Thanks to the new rules that went into effect on January 16, travelers can now legally enter the United States with $100 worth of Cuban cigars and booze collected from their worldly visits. But, is this just a tease or the start of an exciting future for cigar enthusiasts?
The iconic cigars, which have been Cuba’s signature product ever since Christopher Columbus saw natives smoking rolled up tobacco leaves when he first sailed to the Caribbean island in 1492, could finally become legal here in the United States. But, there are still several hurdles to overcome before American smokers can legally buy Cuban cigars in their local cigar shop. First and foremost will be the Congressional fight that is sure to draw plenty of controversy in Washington. Wholesale shipments directly to the United States would require the U.S. Congress to lift the embargo, or for President Obama to declare an exception for cigars under the Trading with the Enemy Act. Then there are the trademark battles that will ensue because the United States doesn’t recognize the Cuban trademarks. And, even if all that is reconciled sooner than expected, Cuba will have its own problems to deal with.
“Cuba doesn’t have the capacity to fulfill American demand, so the rest of the world will get more non-Cubans and sadly more fake Cubans in some countries,” said Jose Blanco, master blender and owner of Las Cumbres Tabaco cigar company. “And, Cuban cigars are very inconsistent and Americans are extremely picky about consistency and quality and value for money.”

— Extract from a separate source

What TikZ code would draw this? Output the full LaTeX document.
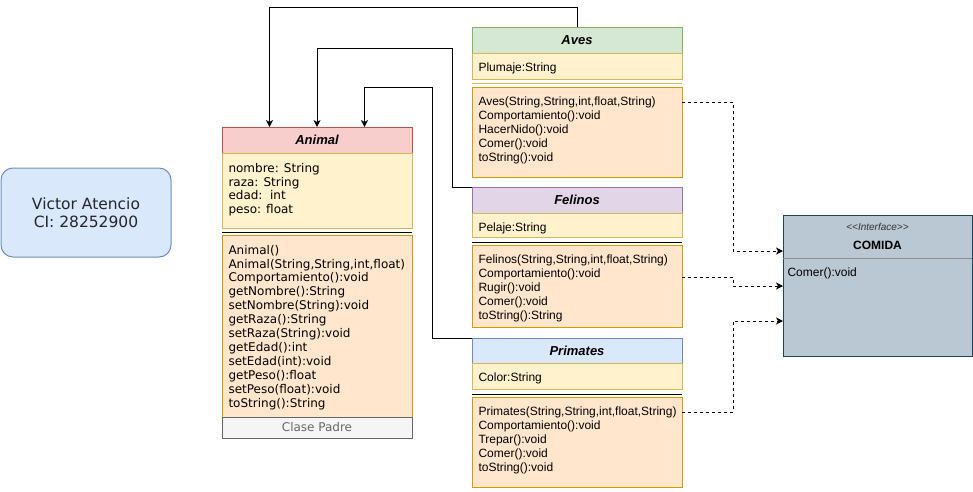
\documentclass[tikz,border=0pt]{standalone}
\usepackage{fontspec}
\setmainfont{Liberation Sans}
\newfontfamily\verdfont{DejaVu Sans}
\usepackage{tikz}
\usetikzlibrary{arrows.meta, calc}
\definecolor{PinkFill}{HTML}{F8CECC}
\definecolor{PinkLine}{HTML}{B85450}
\definecolor{AttrFill}{HTML}{FFF2CC}
\definecolor{AttrLine}{HTML}{D6B656}
\definecolor{MethFill}{HTML}{FFE6CC}
\definecolor{MethLine}{HTML}{D79B00}
\definecolor{GreenFill}{HTML}{D5E8D4}
\definecolor{GreenLine}{HTML}{82B366}
\definecolor{PurpleFill}{HTML}{E1D5E7}
\definecolor{PurpleLine}{HTML}{9673A6}
\definecolor{BlueFill}{HTML}{DAE8FC}
\definecolor{BlueLine}{HTML}{6C8EBF}
\definecolor{NoteFill}{HTML}{F5F5F5}
\definecolor{NoteLine}{HTML}{666666}
\definecolor{IfaceFill}{HTML}{BAC8D3}
\definecolor{IfaceLine}{HTML}{23445D}
\tikzset{
  headbox/.style={rectangle, anchor=north west, inner sep=0pt, outer sep=0pt, minimum height=26pt, font=\fontsize{13}{15}\selectfont\bfseries\itshape},
  attrbox/.style={rectangle, anchor=north west, inner sep=0pt, outer sep=0pt, draw=AttrLine, fill=AttrFill},
  methbox/.style={rectangle, anchor=north west, inner sep=0pt, outer sep=0pt, draw=MethLine, fill=MethFill},
  notebox/.style={rectangle, anchor=north west, inner sep=0pt, outer sep=0pt, draw=NoteLine, fill=NoteFill, text=NoteLine, font=\verdfont\fontsize{12}{14}\selectfont},
  member/.style={anchor=north west, inner sep=0pt, align=left, font=\fontsize{12}{14}\selectfont},
  vmember/.style={anchor=north west, inner sep=0pt, align=left, font=\verdfont\fontsize{12}{13.9}\selectfont},
  sepline/.style={draw=black},
  inherit/.style={draw=black, -{Stealth[length=7pt, width=7pt, inset=2pt]}},
  realize/.style={draw=black, dash pattern=on 3pt off 3pt, -{Stealth[length=7pt, width=7pt, inset=2pt]}}
}
\begin{document}
\begin{tikzpicture}[x=1pt, y=-1pt, line width=1pt]
  \useasboundingbox (0,0) rectangle (973,491);

  % Author box
  \node[rectangle, rounded corners=12pt, draw=BlueLine, fill=BlueFill, anchor=north west, outer sep=0pt, minimum width=170pt, minimum height=89pt, align=center, font=\verdfont\fontsize{15.5}{18}\selectfont, text=black!85] (autor) at (1,168) {Victor Atencio\\CI: 28252900};

  % Animal
  \node[headbox, draw=PinkLine, fill=PinkFill, minimum width=190pt] (animal) at (222,127) {Animal};
  \node[attrbox, minimum width=190pt, minimum height=75pt] (animalAttr) at (222,153) {};
  \draw[sepline] ([yshift=-4pt]animalAttr.south west) -- ++(190,0);
  \node[methbox, minimum width=190pt, minimum height=182pt] (animalMeth) at (222,235) {};
  \node[notebox, minimum width=190pt, minimum height=21pt] (animalNote) at (222,417) {Clase Padre};
  \node[vmember] (animalAttrTxt) at ([shift={(6pt,-9.5pt)}]animalAttr.north west) {nombre: String\\raza: String\\edad:\ \ int\\peso: float};
  \node[vmember] (animalMethTxt) at ([shift={(6pt,-9.5pt)}]animalMeth.north west) {Animal()\\Animal(String,String,int,float)\\Comportamiento():void\\getNombre():String\\setNombre(String):void\\getRaza():String\\setRaza(String):void\\getEdad():int\\setEdad(int):void\\getPeso():float\\setPeso(float):void\\toString():String};

  % Aves
  \node[headbox, draw=GreenLine, fill=GreenFill, minimum width=210pt] (aves) at (472,27) {Aves};
  \node[attrbox, minimum width=210pt, minimum height=26pt] (avesAttr) at (472,53) {};
  \draw[sepline, draw=AttrLine] ([yshift=-4pt]avesAttr.south west) -- ++(210,0);
  \node[methbox, minimum width=210pt, minimum height=90pt] (avesMeth) at (472,87) {};
  \node[member] (avesAttrTxt) at ([shift={(6pt,-9.5pt)}]avesAttr.north west) {Plumaje:String};
  \node[member] (avesMethTxt) at ([shift={(6pt,-9.5pt)}]avesMeth.north west) {Aves(String,String,int,float,String)\\Comportamiento():void\\HacerNido():void\\Comer():void\\toString():void};

  % Felinos
  \node[headbox, draw=PurpleLine, fill=PurpleFill, minimum width=210pt] (felinos) at (472,187) {Felinos};
  \node[attrbox, minimum width=210pt, minimum height=24pt] (felAttr) at (472,213) {};
  \draw[sepline] ([yshift=-5pt]felAttr.south west) -- ++(210,0);
  \node[methbox, minimum width=210pt, minimum height=82pt] (felMeth) at (472,245) {};
  \node[member] (felAttrTxt) at ([shift={(6pt,-9.5pt)}]felAttr.north west) {Pelaje:String};
  \node[member] (felMethTxt) at ([shift={(6pt,-9.5pt)}]felMeth.north west) {Felinos(String,String,int,float,String)\\Comportamiento():void\\Rugir():void\\Comer():void\\toString():String};

  % Primates
  \node[headbox, draw=BlueLine, fill=BlueFill, minimum width=210pt, minimum height=25pt] (primates) at (472,338) {Primates};
  \node[attrbox, minimum width=210pt, minimum height=26pt] (priAttr) at (472,363) {};
  \draw[sepline] ([yshift=-5pt]priAttr.south west) -- ++(210,0);
  \node[methbox, minimum width=210pt, minimum height=90pt] (priMeth) at (472,397) {};
  \node[member] (priAttrTxt) at ([shift={(6pt,-9.5pt)}]priAttr.north west) {Color:String};
  \node[member] (priMethTxt) at ([shift={(6pt,-9.5pt)}]priMeth.north west) {Primates(String,String,int,float,String)\\Comportamiento():void\\Trepar():void\\Comer():void\\toString():void};

  % Interface
  \node[rectangle, draw=IfaceLine, fill=IfaceFill, anchor=north west, outer sep=0pt, minimum width=189pt, minimum height=141pt] (comida) at (783,215) {};
  \draw[draw=black!45] ([yshift=-43pt]comida.north west) -- ++(189,0);
  \node[font=\fontsize{10}{12}\selectfont\itshape, text=black!80] (comidaStereo) at ([yshift=-12pt]comida.north) {<{}<Interface>{}>};
  \node[font=\fontsize{12}{14}\selectfont\bfseries] (comidaName) at ([yshift=-30pt]comida.north) {COMIDA};
  \node[member] (comidaTxt) at ([shift={(4pt,-52.5pt)}]comida.north west) {Comer():void};

  % Herencia
  \coordinate (anA) at ($(animal.north west)!0.25!(animal.north east)$);
  \coordinate (anB) at ($(animal.north west)!0.5!(animal.north east)$);
  \coordinate (anC) at ($(animal.north west)!0.75!(animal.north east)$);
  \draw[inherit] (aves.north) -- ++(0,-20) -| (anA);
  \draw[inherit] (felinos.north west) -- ++(-20,0) |- ([yshift=79pt]anB) -- (anB);
  \draw[inherit] (primates.north west) -- ++(-40,0) |- ([yshift=40pt]anC) -- (anC);

  % Implementacion
  \draw[realize] ([yshift=-15pt]avesMeth.north east) -- ++(51,0) |- ([yshift=-36pt]comida.north west);
  \draw[realize] ([yshift=-32pt]felMeth.north east) -- ++(51,0) |- ([yshift=-71pt]comida.north west);
  \draw[realize] ([yshift=-15pt]priMeth.north east) -- ++(51,0) |- ([yshift=-106pt]comida.north west);
\end{tikzpicture}
\end{document}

The latter will be the biggest issue for Cuba and the cigar industry. Cigar manufacturers expect a ‘Cuban boom’ in America if the embargo, which was enacted by President John F. Kennedy in 1962, is lifted. And, economists estimate that Cuba stands to do $100 million to $200 million in sales on American soil alone.
“This (American demand) will definitely be a problem,” said Blanco. “Cuba will need more tobaccos and also more curing barns and fermentation and all the processing – they do indeed not have enough of that today.”
The expected ‘Cuban cigar craze’ in the United States does not worry brand owners or blenders one bit, in fact, they welcome the possibilities. Right now a Cuban cigar is a “Puro”, meaning they are made using only Cuban tobacco, but if the embargo is lifted blenders around the world like Jose Blanco will start to introduce Cuban tobacco into their blends.
“Some blenders, I will definitely be one of them, will blend Cuban tobaccos with other tobaccos into my blends if I can – that means a whole new product will exist,” Blanco explained. “That will be when the fun really starts.”
Antonio Lam, owner and blender of Reinado cigars added, “I would consider adding Cuban tobacco if I found an abundant crop of the quality that could be there. I would love to mix some Cuban tobacco with Nicaraguan.”
In the wake of all this hype and excitement lies a serious problem for the mother country. Since the 1962 embargo Cuba has been steadily affected by soil depletion, which has greatly diminished the quality of the nation’s cigars. And, some of the best growers have fled to neighboring countries after Fidel Castro took power. All this translates to an over-priced cigar that doesn’t have the same ‘wow’ factor it once boasted.
Lam agrees, “The production and capacity for Cuba without the US, is already a little bit of a problem with consistency, so to open to the US market is going to be very problematic for them not only for the price points, which are going to be high, but with constancy. I don’t think it is going to be as successful as a lot of people are expecting.”
The U.S. government’s stamp of approval may pose a far graver threat to the mystique and demand of Cuban cigars. The idea of eating the forbidden fruit holds a much greater appeal than the actual consumption. In fact, experts believe that consumers will be paying more for the Cuban reputation rather than a quality product.
“We all know what makes a Cuban cigar so special – the forbidden fruit factor,” said Lam. “When someone walks into a lounge and he has it and no one else in the room can have it, then you are something special, but when everyone else around you has one, the magic is gone.”
With that said, cigars are a source of great pride for Cubans and they are extremely proud of their country’s rich history in the industry. And, for sure, any increase in revenue can only help the nation begin to advance into the 21st century.
“It will really be interesting to see what will happen with farms and some of the brands once democracy is truly restored in Cuba,” said Blanco. “I hope and believe in open relationships between all cigar countries and very special cigars will be blended from many of us.”